HOPE is proud to announce that, along with our current client base, we are successfully helping two families as part of the collaborative. A very important qualifier for the program entails the family's willingness to become self-sufficient within a period of two years. Both of the families that we are currently helping have displayed not only this willingness, but are also taking the first steps on their journey out of crisis.
Richard and Angelica*, our very first Pathways clients. Richard is a military veteran who has served this wonderful country for over twenty years abroad. Due to the recession Richard lost his job, and he and his family had to move into a low-cost housing unit to make ends meet with the savings they had left.

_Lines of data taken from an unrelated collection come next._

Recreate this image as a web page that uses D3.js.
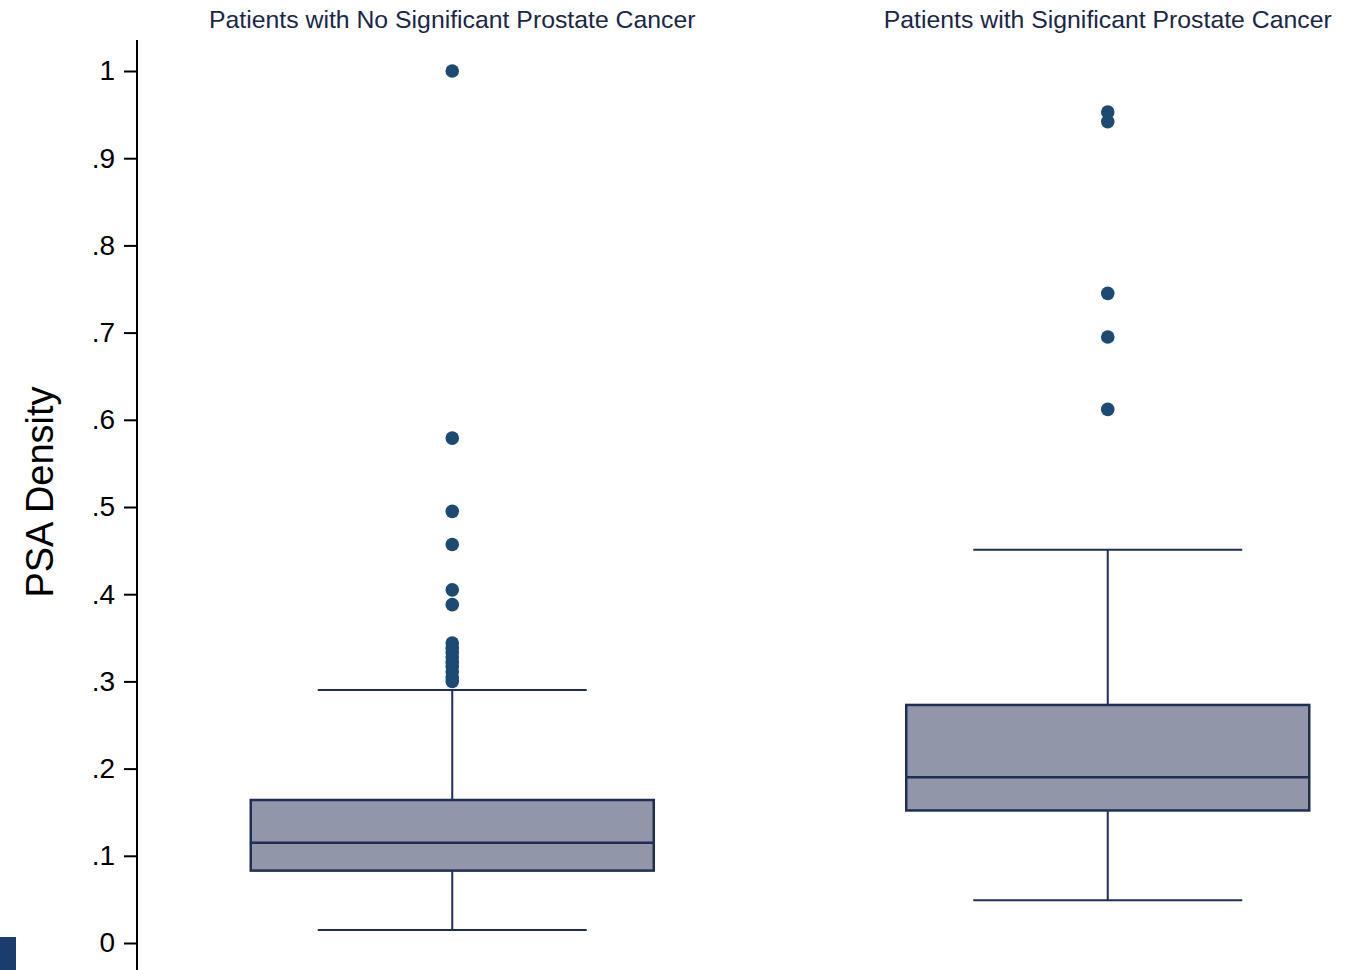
<!DOCTYPE html>
<html>
<head>
<meta charset="utf-8">
<script src="https://cdn.jsdelivr.net/npm/d3@7"></script>
<style>
  html, body { margin: 0; padding: 0; background: #fff; }
  svg { display: block; }
</style>
</head>
<body>
<svg id="chart" width="1360" height="970"></svg>
<script>
// Groups and their box-plot summaries (PSA density)
const groups = ["Patients with No Significant Prostate Cancer", "Patients with Significant Prostate Cancer"];
const whiskerLow = [0.015, 0.049];
const q1 = [0.083, 0.152];
const median = [0.115, 0.190];
const q3 = [0.164, 0.273];
const whiskerHigh = [0.290, 0.451];

// Outside values per group
const outliersNoSig = [1.0, 0.579, 0.495, 0.457, 0.405, 0.388, 0.344, 0.338, 0.333, 0.328, 0.322, 0.317, 0.311, 0.305, 0.300];
const outliersSig = [0.953, 0.942, 0.745, 0.695, 0.612];
const outliers = [outliersNoSig, outliersSig];

const yTicks = [0, 0.1, 0.2, 0.3, 0.4, 0.5, 0.6, 0.7, 0.8, 0.9, 1];
const yTitle = "PSA Density";

const svg = d3.select("#chart");
const font = "'Liberation Sans', Arial, sans-serif";

const y = d3.scaleLinear().domain([0, 1]).range([943, 71]);
const x = d3.scaleBand().domain(groups).range([125, 1436]).paddingInner(0).paddingOuter(0);
const boxW = 403, capW = 269;
const cx = g => x(g) + x.bandwidth() / 2 - 0.5;

const boxFill = "#9196a9", boxStroke = "#1f2e56", dotColor = "#1b4a73";

// Y axis
const axis = d3.axisLeft(y).tickValues(yTicks).tickSize(13).tickPadding(9)
  .tickFormat(d => d === 0 ? "0" : d === 1 ? "1" : d3.format(".1f")(d).replace(/^0/, ""));
const ag = svg.append("g").attr("transform", "translate(137,0)").call(axis);
ag.select(".domain").remove();
ag.append("line").attr("x1", 0).attr("x2", 0).attr("y1", 40).attr("y2", 970)
  .attr("stroke", "#000").attr("stroke-width", 2);
ag.selectAll(".tick line").attr("stroke", "#000").attr("stroke-width", 2);
ag.selectAll(".tick text").attr("font-family", font).attr("font-size", 28).attr("fill", "#000");

svg.append("text")
  .attr("transform", "translate(53,492) rotate(-90)")
  .attr("text-anchor", "middle")
  .attr("font-family", font).attr("font-size", 38).attr("fill", "#000")
  .text(yTitle);

// Boxes
groups.forEach((g, i) => {
  const c = cx(g);
  const gg = svg.append("g");
  // whiskers
  gg.append("line").attr("x1", c).attr("x2", c).attr("y1", y(q3[i])).attr("y2", y(whiskerHigh[i]))
    .attr("stroke", boxStroke).attr("stroke-width", 2);
  gg.append("line").attr("x1", c).attr("x2", c).attr("y1", y(q1[i])).attr("y2", y(whiskerLow[i]))
    .attr("stroke", boxStroke).attr("stroke-width", 2);
  [whiskerHigh[i], whiskerLow[i]].forEach(v => {
    gg.append("line").attr("x1", c - capW / 2).attr("x2", c + capW / 2).attr("y1", y(v)).attr("y2", y(v))
      .attr("stroke", boxStroke).attr("stroke-width", 2);
  });
  // box
  gg.append("rect").attr("x", c - boxW / 2).attr("y", y(q3[i]))
    .attr("width", boxW).attr("height", y(q1[i]) - y(q3[i]))
    .attr("fill", boxFill).attr("stroke", boxStroke).attr("stroke-width", 2.5);
  gg.append("line").attr("x1", c - boxW / 2).attr("x2", c + boxW / 2).attr("y1", y(median[i])).attr("y2", y(median[i]))
    .attr("stroke", boxStroke).attr("stroke-width", 2.5);
  // outside values
  gg.selectAll("circle").data(outliers[i]).join("circle")
    .attr("cx", c).attr("cy", d => y(d)).attr("r", 6.8).attr("fill", dotColor);
  // group title
  svg.append("text").attr("x", c).attr("y", 28).attr("text-anchor", "middle")
    .attr("font-family", font).attr("font-size", 24.8).attr("fill", "#1a2748")
    .text(g);
});

// partial legend key at the lower edge
svg.append("rect").attr("x", 0).attr("y", 937).attr("width", 16).attr("height", 40).attr("fill", "#1b3d6e");
</script>
</body>
</html>
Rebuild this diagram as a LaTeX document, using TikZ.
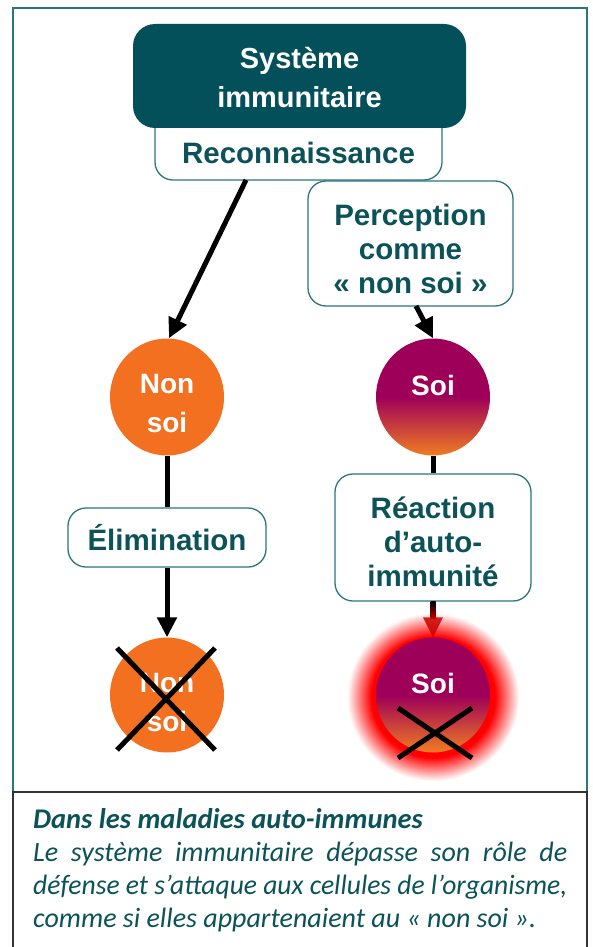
\documentclass[tikz,border=0pt]{standalone}
\usepackage{fontspec}
\usepackage{graphicx}
\setmainfont{Liberation Sans}
\newfontfamily\carl{Carlito}
\usetikzlibrary{shapes.geometric,arrows.meta,calc}
\definecolor{darkteal}{HTML}{03505A}
\definecolor{txtteal}{HTML}{0B5259}
\definecolor{brdteal}{HTML}{2A767E}
\definecolor{orng}{HTML}{F37021}
\definecolor{soipurple}{HTML}{9E0059}
\definecolor{soiorange}{HTML}{F07C22}
\pgfdeclareverticalshading{soigrad}{100bp}{color(0bp)=(soiorange); color(25bp)=(soiorange); color(50bp)=(soipurple); color(100bp)=(soipurple)}
\pgfdeclareradialshading{redglow}{\pgfpointorigin}{color(0bp)=(red); color(18bp)=(red); color(25bp)=(white); color(50bp)=(white)}
\tikzset{
  box/.style={draw=brdteal, line width=1.3pt, fill=white, rounded corners=18pt, inner sep=0pt},
  boxtext/.style={align=center, text=txtteal, font=\fontsize{29.5}{34}\selectfont\bfseries, inner sep=0pt},
  cell/.style={ellipse, inner sep=0pt},
  celltext/.style={align=center, text=white, font=\fontsize{28}{39}\selectfont\bfseries, inner sep=0pt},
  conn/.style={line width=5pt, black},
  arr/.style={conn, -{Triangle[length=20pt,width=19pt]}},
  cross/.style={line width=5pt, black}
}
\begin{document}
\begin{tikzpicture}[x=1pt,y=-1pt]
\useasboundingbox (0,0) rectangle (593,947);
% frames
\draw[brdteal, line width=1.4pt] (13,8) rectangle (587,792);
\draw[black!80, line width=1.6pt] (13,792) rectangle (587,960);
% top boxes
\node[box, minimum width=287pt, minimum height=70pt] (reco) at (298.5,145) {};
\node[boxtext] (recot) at (298.5,153) {Reconnaissance};
\node[fill=darkteal, rounded corners=22pt, minimum width=333pt, minimum height=104pt, inner sep=0pt] (sys) at (299.5,76) {};
\node[inner sep=0pt, align=center, text=white, font=\fontsize{29}{39}\selectfont\bfseries] (syst) at (299.5,78) {Système\\immunitaire};
\node[box, minimum width=205pt, minimum height=125pt] (perc) at (410.5,243.5) {};
\node[boxtext] (perct) at (410.5,249) {Perception\\comme\\« non soi »};
% cells
\node[cell, fill=orng, minimum width=114pt, minimum height=117pt] (nonsoi) at (167,397) {};
\node[celltext] (nonsoit) at (167,404) {Non\\soi};
\node[cell, shading=soigrad, shading angle=0, minimum width=114pt, minimum height=117pt] (soi) at (433,397) {};
\node[celltext] (soit) at (433,385) {Soi};
\node[box, minimum width=198pt, minimum height=59pt] (elim) at (167,537.5) {};
\node[boxtext] (elimt) at (167,538) {Élimination};
\node[box, minimum width=196pt, minimum height=127pt] (reac) at (433,537.5) {};
\node[boxtext] (react) at (433,542) {Réaction\\d’auto-\\immunité};
% bottom cells
\node[cell, fill=orng, minimum width=114pt, minimum height=115pt] (nonsoib) at (167,695) {};
\node[celltext] (nonsoibt) at (167,702) {Non\\soi};
\path[shading=redglow] (433,697) ellipse [x radius=86, y radius=84];
\node[cell, shading=soigrad, shading angle=0, minimum width=114pt, minimum height=115pt] (soib) at (433,695) {};
\node[celltext] (soibt) at (433,683) {Soi};
% connectors
\coordinate (a1s) at (246,180);
\draw[arr] (a1s) -- ($(nonsoi.north)+(2,0)$);
\coordinate (a2s) at (416,306);
\draw[arr] (a2s) -- (soi.north);
\draw[conn] (nonsoi.south) -- (elim.north);
\draw[arr] (elim.south) -- (nonsoib.north);
\draw[conn] (soi.south) -- (reac.north);
\shade[top color=black, bottom color=red!75!black] ($(reac.south)+(-2.5,0)$) rectangle ($(soib.north)+(2.5,-19)$);
\fill[red!80!black, opacity=0.85] ($(soib.north)+(-10,-20)$) -- ($(soib.north)+(10,-20)$) -- (soib.north) -- cycle;
% crosses
\draw[cross] ($(nonsoib.center)+(-50,-47)$) -- ($(nonsoib.center)+(48,55)$);
\draw[cross] ($(nonsoib.center)+(48,-47)$) -- ($(nonsoib.center)+(-50,55)$);
\draw[cross] ($(soib.center)+(-35,13)$) -- ($(soib.center)+(39,63)$);
\draw[cross] ($(soib.center)+(39,13)$) -- ($(soib.center)+(-35,63)$);
% bottom text
\node[anchor=north west, inner sep=0pt, text=txtteal, align=left,
  font=\carl\itshape\fontsize{28}{33}\selectfont] (note) at (33,808) {%
  {\bfseries\fontsize{28.5}{33}\selectfont Dans les maladies auto-immunes}\\
  \makebox[534pt][s]{Le système immunitaire dépasse son rôle de}\\
  \resizebox{534pt}{\height}{défense et s’attaque aux cellules de l’organisme,}\\
  comme si elles appartenaient au « non soi ».};
\end{tikzpicture}
\end{document}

This serves as a reminder to us all that the line between crisis and self-sufficiency is a very fine one, and it may only take a single job loss or medical emergency to place us - me and you - in the very same position.
Throughout the entire crisis, Richard, husband and proud father of 3 children, never lost his commitment to serving others: he continued volunteering with the Homeless Speakers Bureau in order to raise the level of awareness regarding the issue of homelessness in Central Florida. We are proud to announce that, through the efforts of Pathways in securing a working relationship with the Florida Manufacturing Extension Program's MOST (Mobile Outreach Skills Training) program, Richard took part in an intensive two week manufacturing-based skills training program, and is currently working at a company in Sanford (after finishing the training, it took two weeks to place Richard with the company - truly phenomenal). HOPE is also working with Richard in order to secure needed medical and dental services for his family, as well as car repairs to ensure Richard's upward journey.
Our second Pathways family is Tina and Jack*, a Mom and Dad with 2 Year old son Brian, and a baby due in July. Due to unsteady employment the family had no income, and they have been homeless and living in their van. The mother wasn't able to work due to high risk pregnancy, and housing opportunities were not available to them.
HOPE and Pathways have been working with this family for about 6 weeks, as part of a year-long program to help them become self-sufficient. "It is not a quick fix or band aid, says Christine Wright, Resource Coordinator at HOPE, it is about taking the family and working hand and hand with them and guiding them through this process." Like Richard, Jack also completed the "MOST" program which helped him to learn a new trade and secure a job through Pathways in his trade.
HOPE assisted Tina and Jack with emergency housing at a hotel until suitable affordable housing could be found, their stay at the hotel ended up being for three weeks. HOPE also helped them with food and gas so Jack could get to his job training and finally to his new job.
"We've worked intricately with Tina and Jack to find a home that would be affordable and HOPE helped the family with the move in costs. It was quite emotional for everyone when we were able to move this family into their new home this past week, said Christine Wright. With assistance from HOPE and Pathways we are taking this family from homelessness to self sufficiency, and will guide them over the next year", she said.
HOPE is blessed with the support from our community to be able to help many families like this throughout the year. Through the Family Team Conferencing process, HOPE will be working with both of these families and many others as true partners with them in their journey to self sufficiency. In a time of uncertainty and limited resources, HOPE is committed to solving the issues facing our community in new and innovative ways.